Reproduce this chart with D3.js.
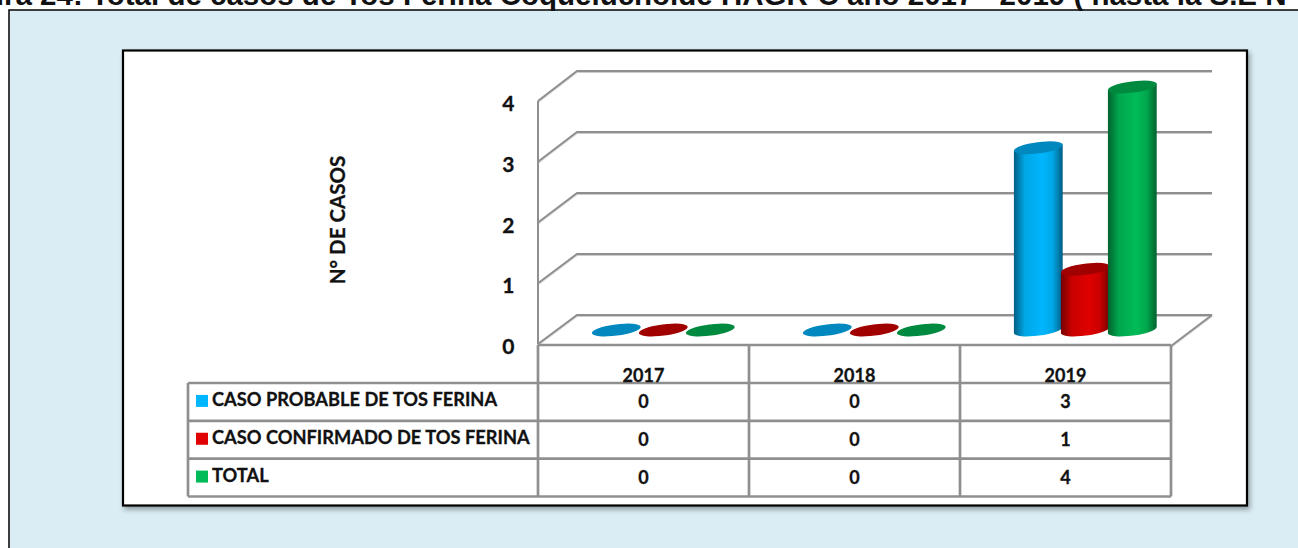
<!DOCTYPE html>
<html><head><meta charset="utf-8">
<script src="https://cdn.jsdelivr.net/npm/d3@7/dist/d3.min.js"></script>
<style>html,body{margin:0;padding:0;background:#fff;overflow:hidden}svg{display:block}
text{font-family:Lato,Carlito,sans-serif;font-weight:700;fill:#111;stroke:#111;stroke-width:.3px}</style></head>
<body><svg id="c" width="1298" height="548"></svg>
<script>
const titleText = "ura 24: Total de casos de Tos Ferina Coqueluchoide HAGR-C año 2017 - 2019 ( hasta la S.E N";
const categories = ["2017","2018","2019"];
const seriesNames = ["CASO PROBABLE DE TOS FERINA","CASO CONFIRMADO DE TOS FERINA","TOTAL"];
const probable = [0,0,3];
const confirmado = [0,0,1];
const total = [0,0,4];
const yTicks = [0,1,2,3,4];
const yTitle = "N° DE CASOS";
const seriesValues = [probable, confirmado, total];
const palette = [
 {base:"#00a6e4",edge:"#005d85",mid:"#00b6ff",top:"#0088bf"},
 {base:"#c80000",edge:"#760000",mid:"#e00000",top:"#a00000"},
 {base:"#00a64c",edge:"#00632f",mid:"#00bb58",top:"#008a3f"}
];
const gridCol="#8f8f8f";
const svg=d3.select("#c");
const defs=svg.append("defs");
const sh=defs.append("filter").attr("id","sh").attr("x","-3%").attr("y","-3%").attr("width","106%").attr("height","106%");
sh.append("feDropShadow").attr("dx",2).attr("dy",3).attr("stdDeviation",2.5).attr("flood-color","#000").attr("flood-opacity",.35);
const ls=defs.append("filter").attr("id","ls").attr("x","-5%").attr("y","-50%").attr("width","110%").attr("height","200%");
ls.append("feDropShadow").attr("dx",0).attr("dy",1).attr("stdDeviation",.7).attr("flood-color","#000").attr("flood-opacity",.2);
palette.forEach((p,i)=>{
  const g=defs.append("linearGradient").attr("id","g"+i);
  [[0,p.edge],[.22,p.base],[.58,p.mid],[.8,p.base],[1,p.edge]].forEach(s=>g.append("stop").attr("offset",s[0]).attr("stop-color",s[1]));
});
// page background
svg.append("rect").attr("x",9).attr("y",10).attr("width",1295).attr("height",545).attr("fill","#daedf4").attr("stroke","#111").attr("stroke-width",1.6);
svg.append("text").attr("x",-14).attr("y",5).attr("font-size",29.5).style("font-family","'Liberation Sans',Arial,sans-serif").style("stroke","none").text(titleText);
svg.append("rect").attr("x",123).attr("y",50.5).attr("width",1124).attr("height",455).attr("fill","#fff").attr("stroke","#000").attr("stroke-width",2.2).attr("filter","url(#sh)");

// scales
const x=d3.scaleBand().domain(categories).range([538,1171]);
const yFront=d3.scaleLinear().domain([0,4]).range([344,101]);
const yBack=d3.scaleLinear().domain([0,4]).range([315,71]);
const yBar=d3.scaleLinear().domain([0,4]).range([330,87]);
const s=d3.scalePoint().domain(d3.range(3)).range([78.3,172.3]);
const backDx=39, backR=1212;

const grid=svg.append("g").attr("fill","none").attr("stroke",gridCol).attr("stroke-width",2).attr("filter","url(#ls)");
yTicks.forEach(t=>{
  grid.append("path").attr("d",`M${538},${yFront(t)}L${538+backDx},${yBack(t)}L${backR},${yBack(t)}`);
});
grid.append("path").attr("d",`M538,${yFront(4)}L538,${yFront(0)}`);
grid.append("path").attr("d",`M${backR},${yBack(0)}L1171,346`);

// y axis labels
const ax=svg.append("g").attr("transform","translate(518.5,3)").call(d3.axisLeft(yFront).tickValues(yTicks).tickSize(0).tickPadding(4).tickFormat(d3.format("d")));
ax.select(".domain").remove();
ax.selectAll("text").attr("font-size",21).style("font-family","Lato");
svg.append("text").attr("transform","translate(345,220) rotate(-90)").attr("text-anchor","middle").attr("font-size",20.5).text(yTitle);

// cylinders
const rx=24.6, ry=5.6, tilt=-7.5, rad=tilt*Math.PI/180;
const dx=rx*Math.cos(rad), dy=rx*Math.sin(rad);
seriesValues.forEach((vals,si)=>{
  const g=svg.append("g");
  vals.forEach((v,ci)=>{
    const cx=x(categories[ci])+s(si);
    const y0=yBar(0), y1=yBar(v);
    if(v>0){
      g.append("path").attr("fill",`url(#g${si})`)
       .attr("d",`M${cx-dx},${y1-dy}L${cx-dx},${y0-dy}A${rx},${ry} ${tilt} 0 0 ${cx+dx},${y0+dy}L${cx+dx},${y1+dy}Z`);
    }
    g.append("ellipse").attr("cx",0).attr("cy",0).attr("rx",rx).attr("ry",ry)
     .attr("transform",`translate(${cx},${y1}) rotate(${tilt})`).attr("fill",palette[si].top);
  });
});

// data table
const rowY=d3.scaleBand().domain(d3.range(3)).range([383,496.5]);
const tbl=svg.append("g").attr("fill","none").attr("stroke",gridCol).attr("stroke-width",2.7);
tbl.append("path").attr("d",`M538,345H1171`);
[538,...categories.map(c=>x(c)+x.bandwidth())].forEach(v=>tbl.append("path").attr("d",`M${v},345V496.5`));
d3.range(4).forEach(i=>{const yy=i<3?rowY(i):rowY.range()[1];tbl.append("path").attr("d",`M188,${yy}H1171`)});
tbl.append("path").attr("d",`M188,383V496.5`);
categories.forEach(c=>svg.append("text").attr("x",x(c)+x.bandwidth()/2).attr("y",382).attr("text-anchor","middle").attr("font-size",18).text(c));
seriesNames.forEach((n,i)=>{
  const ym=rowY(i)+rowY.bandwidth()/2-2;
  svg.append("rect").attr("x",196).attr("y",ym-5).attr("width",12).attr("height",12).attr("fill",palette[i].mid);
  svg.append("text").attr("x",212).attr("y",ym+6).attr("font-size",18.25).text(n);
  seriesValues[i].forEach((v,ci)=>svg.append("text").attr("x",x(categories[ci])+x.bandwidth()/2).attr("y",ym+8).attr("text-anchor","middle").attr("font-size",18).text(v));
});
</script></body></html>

━━━━━━━━━━━━━━━━━━━━

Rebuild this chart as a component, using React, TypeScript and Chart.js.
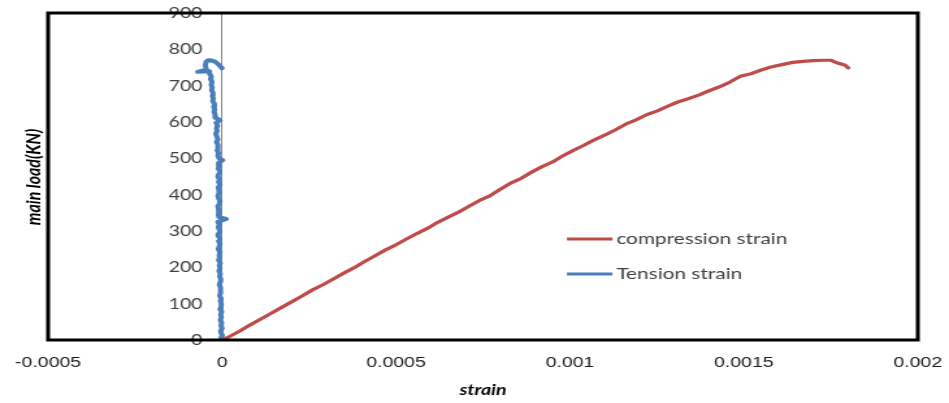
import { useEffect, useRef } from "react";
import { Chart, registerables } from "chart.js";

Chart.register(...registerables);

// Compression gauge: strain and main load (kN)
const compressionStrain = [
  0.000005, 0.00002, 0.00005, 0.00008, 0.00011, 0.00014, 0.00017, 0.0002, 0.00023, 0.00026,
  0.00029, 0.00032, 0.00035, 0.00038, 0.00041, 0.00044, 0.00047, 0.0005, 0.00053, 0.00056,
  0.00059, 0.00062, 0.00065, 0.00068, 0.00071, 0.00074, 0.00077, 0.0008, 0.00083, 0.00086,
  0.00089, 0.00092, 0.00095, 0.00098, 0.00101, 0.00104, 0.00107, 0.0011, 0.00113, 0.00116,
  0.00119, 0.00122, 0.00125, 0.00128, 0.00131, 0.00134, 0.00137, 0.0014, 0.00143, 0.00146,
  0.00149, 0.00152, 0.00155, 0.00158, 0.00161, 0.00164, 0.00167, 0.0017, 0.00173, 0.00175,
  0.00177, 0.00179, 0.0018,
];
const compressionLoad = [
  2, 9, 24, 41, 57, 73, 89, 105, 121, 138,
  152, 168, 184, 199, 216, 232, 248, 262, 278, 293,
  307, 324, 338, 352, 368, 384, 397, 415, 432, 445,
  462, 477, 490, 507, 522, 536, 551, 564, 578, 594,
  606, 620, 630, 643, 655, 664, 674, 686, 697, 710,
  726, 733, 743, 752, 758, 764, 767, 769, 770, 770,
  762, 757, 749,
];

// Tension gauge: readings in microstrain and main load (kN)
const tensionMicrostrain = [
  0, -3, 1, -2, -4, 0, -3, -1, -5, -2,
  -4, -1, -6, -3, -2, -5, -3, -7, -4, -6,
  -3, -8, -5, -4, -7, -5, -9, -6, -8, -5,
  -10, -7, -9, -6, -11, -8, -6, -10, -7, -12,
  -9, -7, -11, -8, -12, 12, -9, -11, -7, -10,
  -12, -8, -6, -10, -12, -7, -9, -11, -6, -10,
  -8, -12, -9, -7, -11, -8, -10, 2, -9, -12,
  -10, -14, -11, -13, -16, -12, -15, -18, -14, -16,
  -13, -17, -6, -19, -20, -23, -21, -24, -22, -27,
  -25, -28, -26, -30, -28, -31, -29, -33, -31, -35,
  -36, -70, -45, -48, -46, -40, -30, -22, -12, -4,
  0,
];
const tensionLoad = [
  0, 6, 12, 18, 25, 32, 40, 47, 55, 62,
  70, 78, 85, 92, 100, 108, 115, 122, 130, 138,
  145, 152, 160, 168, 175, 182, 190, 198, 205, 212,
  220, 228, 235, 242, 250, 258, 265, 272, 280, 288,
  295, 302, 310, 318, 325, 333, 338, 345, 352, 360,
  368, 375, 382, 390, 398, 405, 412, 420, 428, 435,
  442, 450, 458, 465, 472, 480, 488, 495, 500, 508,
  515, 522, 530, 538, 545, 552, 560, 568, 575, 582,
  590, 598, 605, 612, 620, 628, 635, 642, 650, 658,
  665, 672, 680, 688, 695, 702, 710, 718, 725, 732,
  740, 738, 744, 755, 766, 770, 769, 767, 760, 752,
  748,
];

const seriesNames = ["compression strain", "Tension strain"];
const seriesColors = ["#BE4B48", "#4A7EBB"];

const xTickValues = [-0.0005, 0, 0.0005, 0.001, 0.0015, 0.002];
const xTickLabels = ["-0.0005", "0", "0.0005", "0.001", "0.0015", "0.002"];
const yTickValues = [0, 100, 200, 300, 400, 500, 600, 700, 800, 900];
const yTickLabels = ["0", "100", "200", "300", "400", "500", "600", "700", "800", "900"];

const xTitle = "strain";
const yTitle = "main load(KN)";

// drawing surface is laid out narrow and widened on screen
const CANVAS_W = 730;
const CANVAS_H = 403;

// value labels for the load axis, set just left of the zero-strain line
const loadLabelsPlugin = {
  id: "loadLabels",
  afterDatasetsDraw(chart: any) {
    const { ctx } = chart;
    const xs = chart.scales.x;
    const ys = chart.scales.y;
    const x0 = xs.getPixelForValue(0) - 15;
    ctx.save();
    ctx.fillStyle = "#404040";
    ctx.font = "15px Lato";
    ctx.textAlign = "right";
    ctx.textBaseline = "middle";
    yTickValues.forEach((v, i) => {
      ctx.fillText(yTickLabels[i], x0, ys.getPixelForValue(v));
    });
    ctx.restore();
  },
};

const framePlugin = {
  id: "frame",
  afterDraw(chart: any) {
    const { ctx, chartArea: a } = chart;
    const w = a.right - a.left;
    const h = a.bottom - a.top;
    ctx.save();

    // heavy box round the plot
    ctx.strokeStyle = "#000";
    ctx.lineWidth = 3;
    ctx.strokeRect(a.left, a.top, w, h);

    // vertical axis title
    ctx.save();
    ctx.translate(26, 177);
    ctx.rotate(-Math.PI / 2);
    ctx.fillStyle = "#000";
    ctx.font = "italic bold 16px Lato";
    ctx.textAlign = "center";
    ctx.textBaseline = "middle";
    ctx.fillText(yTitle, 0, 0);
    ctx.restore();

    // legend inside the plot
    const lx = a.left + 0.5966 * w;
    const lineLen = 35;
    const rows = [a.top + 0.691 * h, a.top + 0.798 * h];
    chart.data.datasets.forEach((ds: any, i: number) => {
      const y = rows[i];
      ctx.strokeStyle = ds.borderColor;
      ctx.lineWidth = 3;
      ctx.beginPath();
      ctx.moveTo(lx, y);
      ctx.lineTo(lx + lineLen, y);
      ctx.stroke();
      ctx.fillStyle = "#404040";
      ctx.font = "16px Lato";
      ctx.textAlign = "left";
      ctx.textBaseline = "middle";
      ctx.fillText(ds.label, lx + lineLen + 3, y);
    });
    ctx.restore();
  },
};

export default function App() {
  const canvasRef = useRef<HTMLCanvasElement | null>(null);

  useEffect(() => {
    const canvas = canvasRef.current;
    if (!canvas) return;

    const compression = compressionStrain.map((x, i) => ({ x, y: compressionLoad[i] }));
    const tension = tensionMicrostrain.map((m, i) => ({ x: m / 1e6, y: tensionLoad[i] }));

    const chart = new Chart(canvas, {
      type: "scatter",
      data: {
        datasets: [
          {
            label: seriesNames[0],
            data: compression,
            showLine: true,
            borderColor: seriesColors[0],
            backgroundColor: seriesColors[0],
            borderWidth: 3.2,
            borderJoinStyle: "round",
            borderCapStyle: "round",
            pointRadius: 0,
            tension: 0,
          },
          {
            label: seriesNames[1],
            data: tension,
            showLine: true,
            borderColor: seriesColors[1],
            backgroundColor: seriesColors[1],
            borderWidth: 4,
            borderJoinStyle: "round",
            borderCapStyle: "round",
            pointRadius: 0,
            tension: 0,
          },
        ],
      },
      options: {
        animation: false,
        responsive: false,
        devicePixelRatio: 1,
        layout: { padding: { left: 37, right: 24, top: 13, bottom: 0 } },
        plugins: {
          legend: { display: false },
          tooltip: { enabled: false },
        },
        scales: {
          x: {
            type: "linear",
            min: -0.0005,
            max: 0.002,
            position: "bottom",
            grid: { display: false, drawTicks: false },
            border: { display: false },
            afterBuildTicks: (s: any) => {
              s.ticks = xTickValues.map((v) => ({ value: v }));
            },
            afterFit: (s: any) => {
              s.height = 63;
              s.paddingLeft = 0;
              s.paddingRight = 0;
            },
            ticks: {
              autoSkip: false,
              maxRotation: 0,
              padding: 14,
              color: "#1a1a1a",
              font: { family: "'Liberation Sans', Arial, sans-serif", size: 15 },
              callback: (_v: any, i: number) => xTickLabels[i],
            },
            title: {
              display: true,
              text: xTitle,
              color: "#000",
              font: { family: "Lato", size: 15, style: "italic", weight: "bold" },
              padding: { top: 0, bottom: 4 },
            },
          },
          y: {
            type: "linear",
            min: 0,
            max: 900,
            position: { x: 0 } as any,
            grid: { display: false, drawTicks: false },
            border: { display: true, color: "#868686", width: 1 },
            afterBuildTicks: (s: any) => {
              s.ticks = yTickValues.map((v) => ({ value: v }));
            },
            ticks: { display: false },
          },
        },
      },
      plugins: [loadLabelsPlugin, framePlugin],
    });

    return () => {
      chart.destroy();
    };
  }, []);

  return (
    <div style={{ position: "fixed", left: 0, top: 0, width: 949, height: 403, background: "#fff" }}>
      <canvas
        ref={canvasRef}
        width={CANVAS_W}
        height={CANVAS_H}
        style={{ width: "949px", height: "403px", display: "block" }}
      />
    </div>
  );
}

━━━━━━━━━━━━━━━━━━━━

**To be done**
Copy the listing above exactly, but only from the line with "Rebuild this chart" through the line with "Chart.register(...registerables);", including those two lines and excluding any picture.

**Final answer**
Rebuild this chart as a component, using React, TypeScript and Chart.js.
import { useEffect, useRef } from "react";
import { Chart, registerables } from "chart.js";

Chart.register(...registerables);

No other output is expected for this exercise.